Ohnehin zeugt der Medaillenspiegel durchaus von einem eigentümlichen Verständnis, erweckt er doch den Eindruck, Staaten anstelle der Sportlerinnen und Sportler in den Mittelpunkt zu stellen. Tatsächlich sei es beim Leistungssport immer auch "um die Auseinandersetzung von Gesellschaftssystemen" gegangen, also um die Frage, welches System leistungsfähiger sei, zitierte der "Deutschlandfunk" den Sportwissenschaftler Lutz Thieme, der den Medaillenspiegel für ein "Relikt des Kalten Krieges" hält. Wenn man Medaillen wolle, dann müsse man auch über das Wertesystem nachdenken und darüber, wie weit man gehen will, um die Medaillen zu erreichen.
Für den DOSB geht es unterdessen nicht ausschließlich um die ersten drei Plätze. Olaf Tabor etwa verwies am Wochenende auf vier vierte und neun fünfte Plätze sowie insgesamt 35 deutsche Platzierungen zwischen dem vierten und achten Rang, für den Sportlerinnen und Sportler ja auch noch mit einem Geldbetrag bedacht werden.

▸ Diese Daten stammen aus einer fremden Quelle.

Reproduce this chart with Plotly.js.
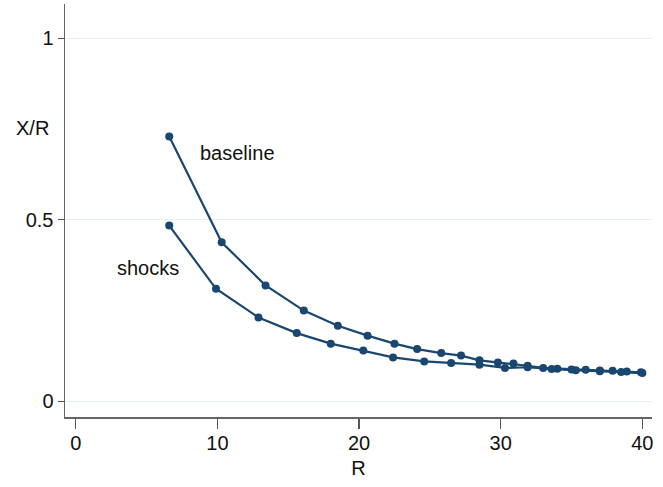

Die deutsche Mannschaft performe damit "auf internationalem Spitzenniveau", erklärte der Chef de Mission und argumentierte damit ganz ähnlich wie es nun auch ARD und ZDF hinsichtlich des Medaillenspiegels tun. Streng genommen passt das dann auch ganz gut zum olympischen Gedanken, der angesichts von mehr als 300 Wettbewerben in zwei Wochen oft in den Hintergrund rückt: Wichtiger als das Gewinnen ist das Dabeisein.